A CPI das Privatizações revelou algo que ainda hoje é comum: a falta de transparência e zelo pelos dados públicos. Os documentos solicitados pela comissão não puderam ser analisados por estarem em situação precária. Outros sequer foram apresentados. Diante de indícios de tráfico de influência, especulação com moedas podres, sonegação de informações e uso de firmas fantasmas nas privatizações ocorridas durante o Programa Estadual de Desestatização (PED), seguindo ditames federais de FHC, entre 1995 e 1998) implantado pelo então governador, Marcello Alencar, a Cedae se safou, mas em parte.

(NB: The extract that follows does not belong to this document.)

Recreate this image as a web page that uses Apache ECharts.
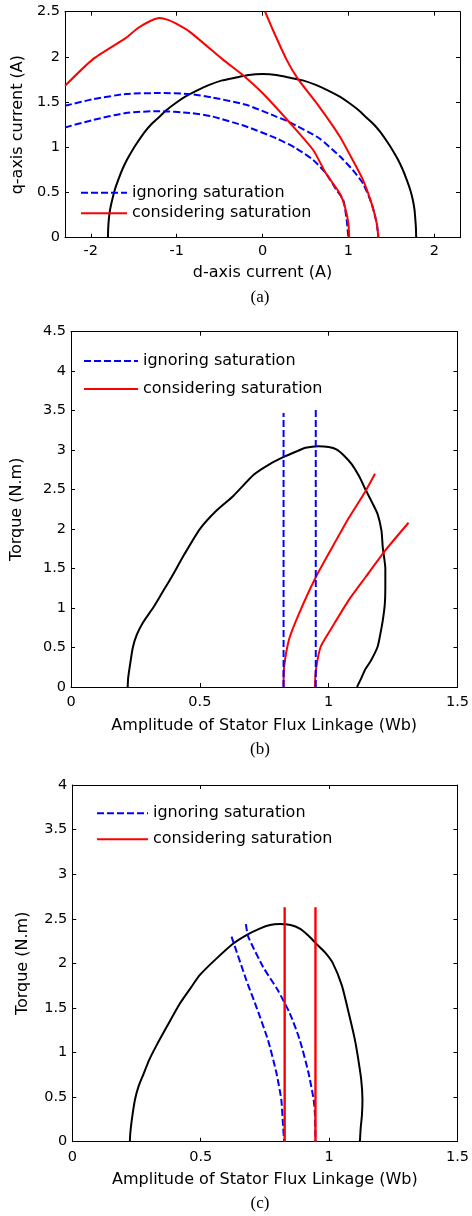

A CPI deixou claro ainda que o Fundo de Previdência dos Trabalhadores da Cedae (PRECE) foi parceiro do Merca tor Investment Fund Limited, com sede nas Ilhas Cayman, na compra do Terminal Menezes Côrtes, um dos alvos do PED. A falta de transparência sobre a transação e a evasão dos diretores ouvidos beirou o deboche. Alguns deles se negaram a dar informações e até mesmo contradisseram provas, sem nenhum pudor ou preocupação.
Em resumo, a recomendação do relatório foi: implementar medidas que promovam “maior eficiência e eficácia, controle, transparência e representatividade”. E ficou por isso mesmo. Dez anos depois, em 2011, a PRECE acumulava déficit de R$ 1,25 bilhão. O dinheiro dos trabalhadores foi investido em títulos da House Center, administradora do World Trade Center – comprados por R$ 100 milhões depois da queda das duas torres. A Cedae assumiu a responsabilidade por 50% do rombo, e Bin Laden levou a culpa pelo mau negócio.
Um bolo farto para os amigos
Sucessor de Marcello Alencar, Anthony Garotinho (1999-2002) prometeu deixar a Cedae em paz, mas ameaçou abandonar a promessa algumas vezes. Já fora do governo, ele insinuou que o ex-presidente do órgão Wagner Victer (2006–2015) estava envolvido no “Petrolão”, uma vez que o email dele aparece anotado na agenda do delator Paulo Roberto Costa. Victer – hoje desafeto – foi uma herança do casal Garotinho a Cabral e Pezão, e é o atual secretário estadual de Educação.
Foi ele quem autorizou diretamente, sem licitação, um contrato da Cedae com a Delta Construção, que assumiu quase 80% do sistema de medição de consumo de água da Cedae. Os novos hidrômetros implantados pela empresa renderam em cinco anos pelo menos R$ 377 milhões em contratos para o consórcio Novoperação, formado pela Delta e pela Emissão Engenharia e Construções. Nos tempos de Cabral, a Delta foi campeã em obras no estado e ficou famosa com a “gangue do guardanapo“, que expôs a amizade entre Cabral e o empreiteiro Fernando Cavendish. O escândalo foi revelado por Garotinho.
Outrora defendido pelo ex-deputado Eduardo Cunha (PMDB/RJ) no caso da PRECE, Garotinho passou a ser desafeto, e as parcerias políticas viraram moeda de chantagem. “Vai ser muito proveitoso detalharmos todas as reuniões que tivemos juntos. Contribuiria e muito para o nosso país”, escreveu.
Cunha esteve no centro do escândalo de Furnas junto com Lúcio Funaro e Lutero de Castro Cardoso. Lutero foi presidente da Cedae na gestão Rosinha Garotinho e teve os bens bloqueados pela Justiça acusado de participar de acordos extrajudiciais considerados irregulares e envolvendo R$ 32 milhões.
Durante esse tempo, a Cedae foi campeã estatal em reclamações, destruiu casas e causou mortes devido à péssima manutenção de suas tubulações, e cobrou taxas onde sequer há rede coletora. A privatização da companhia de saneamento do RJ põe em risco o acesso à água como direito humano. Mas parece que as prioridades são outras.